The premise seems to be that we have much to learn from these Amazon tribes, and that they can teach us much regarding being with nature, taking care of our environment, spirituality, etc. Well if that’s true, then how can we say at the same time that we need to make reformations (married priests, women priests, etc) so to reach and convert more people in the Amazon? I thought they were the ones who were going to teach us what we don’t know! So why would we need to convert them?
I don’t see a contridiction there. For example I may have a good intellual undeestanding of the faith but struggle with my prayer life. Somebody else may have an excellent prayer life but a poor intelluctal understanding.

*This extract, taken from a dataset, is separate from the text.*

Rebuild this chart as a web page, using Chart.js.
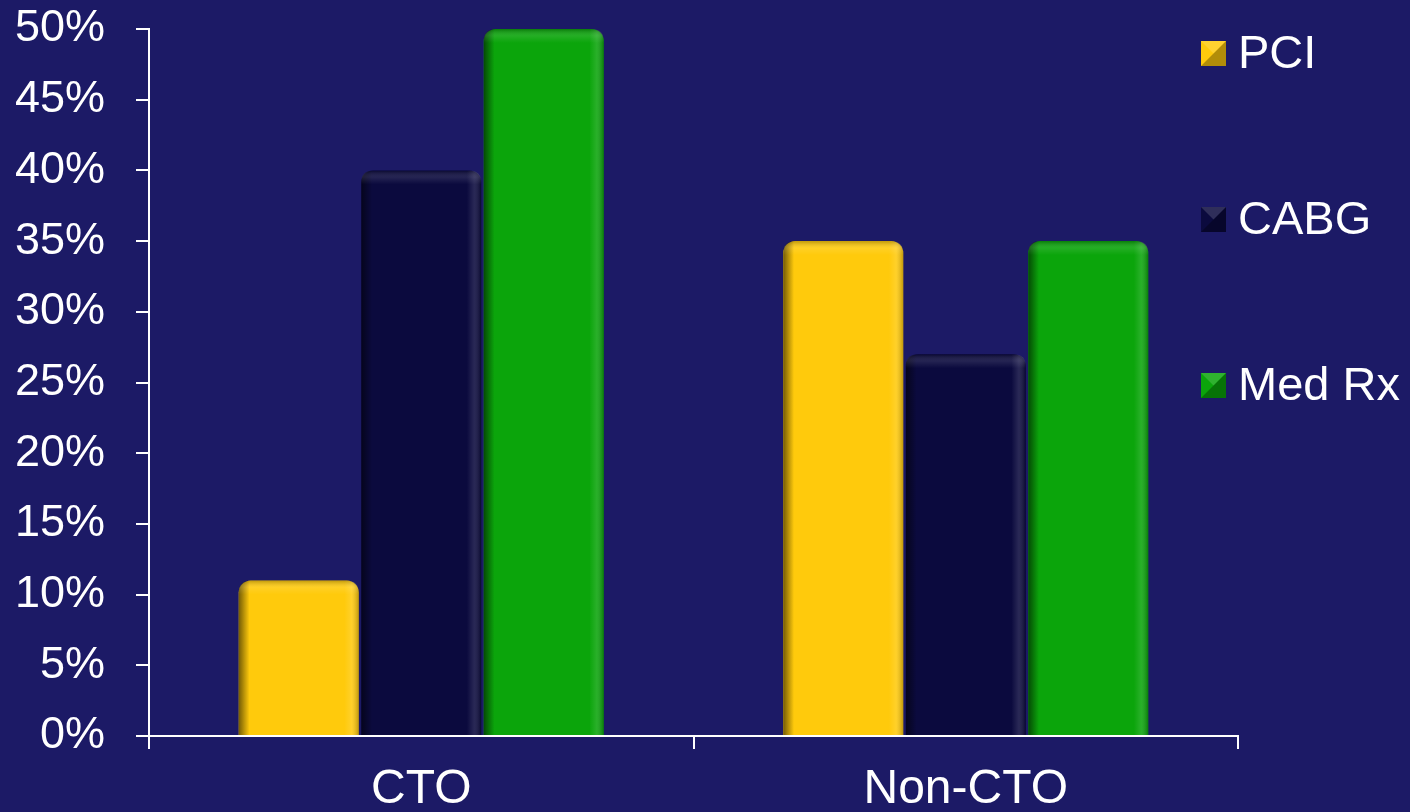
<!DOCTYPE html>
<html>
<head>
<meta charset="utf-8">
<script src="https://cdn.jsdelivr.net/npm/chart.js@4/dist/chart.umd.min.js"></script>
<style>
  html, body { margin: 0; padding: 0; background: #1c1a66; }
  #wrap { width: 1410px; height: 812px; }
</style>
</head>
<body>
<div id="wrap"><canvas id="chart"></canvas></div>
<script>
const categories = ['CTO', 'Non-CTO'];
const pci = [11, 35];
const cabg = [40, 27];
const medRx = [50, 35];
const seriesNames = ['PCI', 'CABG', 'Med Rx'];
const seriesColors = ['#ffca0c', '#0b0a3e', '#0ba50b'];

const FONT = '"Liberation Sans", Arial, sans-serif';

// horizontal shading over each bar so they look rounded
const barShade = {
  id: 'barShade',
  afterDatasetDraw(chart, args) {
    const ctx = chart.ctx;
    const meta = args.meta;
    meta.data.forEach(bar => {
      const left = bar.x - bar.width / 2;
      const right = bar.x + bar.width / 2;
      const top = bar.y, bottom = bar.base;
      const r = 12;
      ctx.save();
      ctx.beginPath();
      ctx.moveTo(left, bottom);
      ctx.lineTo(left, top + r);
      ctx.quadraticCurveTo(left, top, left + r, top);
      ctx.lineTo(right - r, top);
      ctx.quadraticCurveTo(right, top, right, top + r);
      ctx.lineTo(right, bottom);
      ctx.closePath();
      ctx.clip();
      const g = ctx.createLinearGradient(left, 0, right, 0);
      g.addColorStop(0, 'rgba(0,0,0,0.55)');
      g.addColorStop(0.09, 'rgba(0,0,0,0)');
      g.addColorStop(0.88, 'rgba(255,255,255,0)');
      g.addColorStop(0.94, 'rgba(255,255,255,0.12)');
      g.addColorStop(1, 'rgba(0,0,0,0.25)');
      ctx.fillStyle = g;
      ctx.fillRect(left, top, right - left, bottom - top);
      const v = ctx.createLinearGradient(0, top, 0, top + 14);
      v.addColorStop(0, 'rgba(0,0,0,0.25)');
      v.addColorStop(0.5, 'rgba(255,255,255,0.1)');
      v.addColorStop(1, 'rgba(255,255,255,0)');
      ctx.fillStyle = v;
      ctx.fillRect(left, top, right - left, 14);
      ctx.restore();
    });
  }
};

// legend drawn at the right, overlapping the plot's right margin
const sideLegend = {
  id: 'sideLegend',
  afterDraw(chart) {
    const ctx = chart.ctx;
    const ys = [53, 219, 385];
    ctx.save();
    ctx.font = '47px ' + FONT;
    ctx.textBaseline = 'middle';
    chart.data.datasets.forEach((ds, i) => {
      const x = 1201, y = ys[i] - 12, s = 25;
      ctx.fillStyle = ds.backgroundColor;
      ctx.fillRect(x, y, s, s);
      // bevelled look: darker lower-right half
      ctx.fillStyle = 'rgba(0,0,0,0.3)';
      ctx.beginPath();
      ctx.moveTo(x + s, y);
      ctx.lineTo(x + s, y + s);
      ctx.lineTo(x, y + s);
      ctx.lineTo(x + s / 2, y + s / 2);
      ctx.closePath();
      ctx.fill();
      ctx.fillStyle = 'rgba(255,255,255,0.15)';
      ctx.beginPath();
      ctx.moveTo(x, y);
      ctx.lineTo(x + s, y);
      ctx.lineTo(x + s / 2, y + s / 2);
      ctx.closePath();
      ctx.fill();
      ctx.fillStyle = '#ffffff';
      ctx.fillText(ds.label, 1238, ys[i] + 2);
    });
    ctx.restore();
  }
};

const seriesData = [pci, cabg, medRx];

new Chart(document.getElementById('chart'), {
  type: 'bar',
  data: {
    labels: categories,
    datasets: seriesData.map((d, i) => ({
      label: seriesNames[i],
      data: d,
      backgroundColor: seriesColors[i],
      borderWidth: 0,
      borderRadius: { topLeft: 12, topRight: 12, bottomLeft: 0, bottomRight: 0 },
      borderSkipped: 'bottom',
      barPercentage: 0.98,
      categoryPercentage: 0.675
    }))
  },
  options: {
    responsive: true,
    maintainAspectRatio: false,
    animation: false,
    layout: { padding: { left: 15, right: 172, top: 29, bottom: 0 } },
    plugins: {
      legend: { display: false },
      tooltip: { enabled: false }
    },
    scales: {
      x: {
        afterFit: scale => { scale.height = 76; scale.paddingLeft = 0; scale.paddingRight = 0; },
        grid: {
          display: true,
          offset: true,
          drawOnChartArea: false,
          color: '#ffffff',
          lineWidth: 2,
          tickLength: 13
        },
        border: { color: '#ffffff', width: 2 },
        ticks: {
          color: '#ffffff',
          font: { family: FONT, size: 48, lineHeight: 1 },
          padding: 17
        }
      },
      y: {
        min: 0,
        max: 50,
        afterFit: scale => {
          scale.width = 134;
          scale.paddingTop = 0;
          scale.paddingBottom = 0;
        },
        grid: {
          display: true,
          drawOnChartArea: false,
          color: '#ffffff',
          lineWidth: 2,
          tickLength: 13
        },
        border: { color: '#ffffff', width: 2 },
        ticks: {
          stepSize: 5,
          color: '#ffffff',
          padding: 31,
          font: { family: FONT, size: 45 },
          callback: v => v + '%'
        }
      }
    }
  },
  plugins: [barShade, sideLegend]
});
</script>
</body>
</html>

I may be able to both teach and learn from them, and they may be able to both teach and learn from me.
 
For example I may have a good intellual undeestanding of the faith but struggle with my prayer life. Somebody else may have an excellent prayer life but a poor intelluctal understanding. I may be able to both teach and learn from them, and they may be able to both teach and learn from me.
True if you have same religion or not incompatible religions, which isn’t case here
 
Its far more pertinent to the Amazon Synod than other statement since addresses Paganism/Polytheism, divinization of nature, etc.

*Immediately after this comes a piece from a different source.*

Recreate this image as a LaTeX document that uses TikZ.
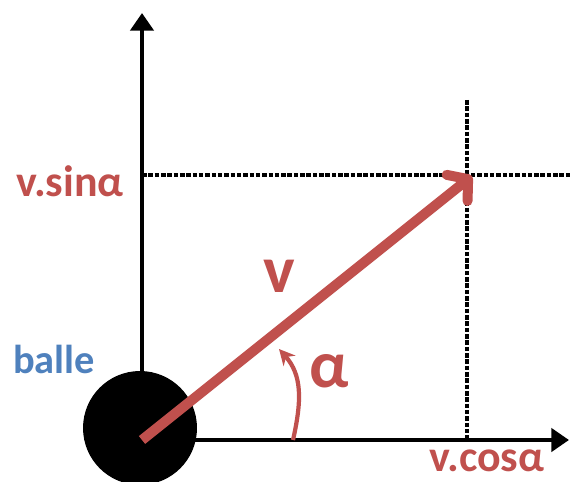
\documentclass[tikz,border=0pt]{standalone}
\usepackage{fontspec}
\setmainfont{Carlito}
\usetikzlibrary{arrows.meta}
\definecolor{vecred}{RGB}{192,80,77}
\definecolor{ballblue}{RGB}{79,129,189}

\begin{document}
\begin{tikzpicture}[
  x=0.02cm, y=-0.02cm,
  axis/.style    ={-{Triangle[length=10pt,width=13pt]}, line width=2.8pt, draw=black},
  guide/.style   ={line width=2.1pt, dash pattern=on 2.6pt off 1pt, draw=black},
  vec/.style     ={-{Straight Barb[length=8pt,width=19pt,round]}, line width=5.7pt,
                   draw=vecred},
  angarrow/.style={-{Stealth[length=9pt,width=9pt]}, line width=2.4pt, draw=vecred},
  ball/.style    ={circle, fill=black, minimum size=2.28cm, inner sep=0pt},
  comp/.style    ={anchor=base, inner sep=1pt, font=\fontsize{25}{30}\selectfont\bfseries,
                   text=vecred},
  big/.style     ={anchor=base, inner sep=1pt, font=\fontsize{38}{44}\selectfont\bfseries,
                   text=vecred},
  balletext/.style={anchor=base, inner sep=1pt, font=\fontsize{23}{28}\selectfont\bfseries,
                   text=ballblue},
]

\useasboundingbox (0,0) rectangle (570,482);

\node[ball] (balle) at (140,428) {};

\coordinate (O)    at (142,440);
\coordinate (ytop) at (142,13);
\coordinate (xend) at (569,440);
\coordinate (V)    at (472,176);
\coordinate (sy)   at (142,175);
\coordinate (sye)  at (570,175);
\coordinate (cx)   at (467,100);
\coordinate (cxb)  at (467,440);
\coordinate (a0)   at (293,440);
\coordinate (a1)   at (279,349);

\draw[guide] (sy) -- (sye);
\draw[guide] (cx) -- (cxb);

\draw[axis] (O) -- (ytop);
\draw[axis] (O) -- (xend);

\draw[vec] (O) -- (V);
\draw[angarrow] (a0) .. controls (302,400) and (302,375) .. (a1);

\node[comp] (vsin) at (70,197)  {v.sinα};
\node[comp] (vcos) at (487,471) {v.cosα};
\node[big]  (vlab) at (279,293) {v};
\node[big]  (alab) at (329,387) {α};
\node[balletext] (blab) at (54,373) {balle};

\end{tikzpicture}
\end{document}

EV doesn’t address paganism/polytheism at all. It’s addressing secularisation. The very paragraph you bolded begins…

Moreover, once all reference to God has been removed, it is not surprising that the meaning of everything else becomes profoundly distorted. Nature itself, from being “mater” (mother), is now reduced to being “matter”, and is subjected to every kind of manipulation.

It supports the goal of the Amazon synod to return to nature as “mother”.
 
This is how we approach evangelisation.

Likewise, other religions found everywhere try to counter the restlessness of the human heart, each in its own manner, by proposing “ways,” comprising teachings, rules of life, and sacred rites. The Catholic Church rejects nothing that is true and holy in these religions. She regards with sincere reverence those ways of conduct and of life, those precepts and teachings which, though differing in many aspects from the ones she holds and sets forth, nonetheless often reflect a ray of that Truth which enlightens all men. Indeed, she proclaims, and ever must proclaim Christ “the way, the truth, and the life” (John 14:6), in whom men may find the fullness of religious life, in whom God has reconciled all things to Himself.

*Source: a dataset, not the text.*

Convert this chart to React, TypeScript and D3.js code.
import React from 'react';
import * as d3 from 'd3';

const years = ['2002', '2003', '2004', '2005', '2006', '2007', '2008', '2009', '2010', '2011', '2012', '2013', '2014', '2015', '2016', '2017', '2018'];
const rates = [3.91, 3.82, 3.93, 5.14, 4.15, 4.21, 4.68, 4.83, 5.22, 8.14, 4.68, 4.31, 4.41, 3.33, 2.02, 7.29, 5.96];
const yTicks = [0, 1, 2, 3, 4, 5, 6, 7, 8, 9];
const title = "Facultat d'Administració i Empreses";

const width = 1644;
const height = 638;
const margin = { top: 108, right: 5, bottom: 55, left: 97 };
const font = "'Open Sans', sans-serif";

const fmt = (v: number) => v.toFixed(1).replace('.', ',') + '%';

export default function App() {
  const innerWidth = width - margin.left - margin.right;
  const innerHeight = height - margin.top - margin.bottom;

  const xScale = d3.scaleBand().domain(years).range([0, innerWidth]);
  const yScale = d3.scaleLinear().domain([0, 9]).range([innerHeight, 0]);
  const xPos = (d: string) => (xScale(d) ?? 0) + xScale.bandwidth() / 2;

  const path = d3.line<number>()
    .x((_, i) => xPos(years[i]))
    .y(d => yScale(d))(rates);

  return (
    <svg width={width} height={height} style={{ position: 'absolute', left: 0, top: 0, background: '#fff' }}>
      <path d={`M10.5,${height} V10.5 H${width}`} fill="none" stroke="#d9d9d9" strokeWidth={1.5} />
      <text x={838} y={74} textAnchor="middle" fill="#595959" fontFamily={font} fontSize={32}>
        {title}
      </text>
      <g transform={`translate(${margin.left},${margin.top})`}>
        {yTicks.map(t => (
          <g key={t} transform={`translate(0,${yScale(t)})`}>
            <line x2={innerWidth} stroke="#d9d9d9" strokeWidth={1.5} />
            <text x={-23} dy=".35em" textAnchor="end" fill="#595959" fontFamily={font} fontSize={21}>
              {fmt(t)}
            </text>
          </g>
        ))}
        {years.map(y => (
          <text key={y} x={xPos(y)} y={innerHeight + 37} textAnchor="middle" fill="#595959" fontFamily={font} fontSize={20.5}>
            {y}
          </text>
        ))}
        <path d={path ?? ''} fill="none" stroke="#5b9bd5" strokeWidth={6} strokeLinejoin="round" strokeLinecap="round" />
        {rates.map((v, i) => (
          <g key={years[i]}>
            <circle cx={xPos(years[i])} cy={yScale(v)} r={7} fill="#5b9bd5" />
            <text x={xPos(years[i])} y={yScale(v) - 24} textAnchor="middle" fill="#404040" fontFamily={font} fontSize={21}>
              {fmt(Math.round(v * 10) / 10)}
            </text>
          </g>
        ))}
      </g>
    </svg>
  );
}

The Church, therefore, exhorts her sons, that through dialogue and collaboration with the followers of other religions, carried out with prudence and love and in witness to the Christian faith and life, they recognize, preserve and promote the good things, spiritual and moral, as well as the socio-cultural values found among these men.
- Nostra Aetate 1965 Encyclical Pope St Paul VI.
I bolded things that still say we need to bring the truth of Christ found in the Catholic church to the world.
 
Unless he is repeating an already infallible teaching and thus not needing to invoke infallibility, yes. Not every utterance of a pope is infallible.
 
Unless he is repeating an already infallible teaching and thus not needing to invoke infallibility, yes. Not every utterance of a pope is infallible.
So who decides what is ‘infallible’ and what is not? Say I’m a new Catholic or thinking of becoming one. How do I determine what teachings are to be accepted in faith and what I can reject?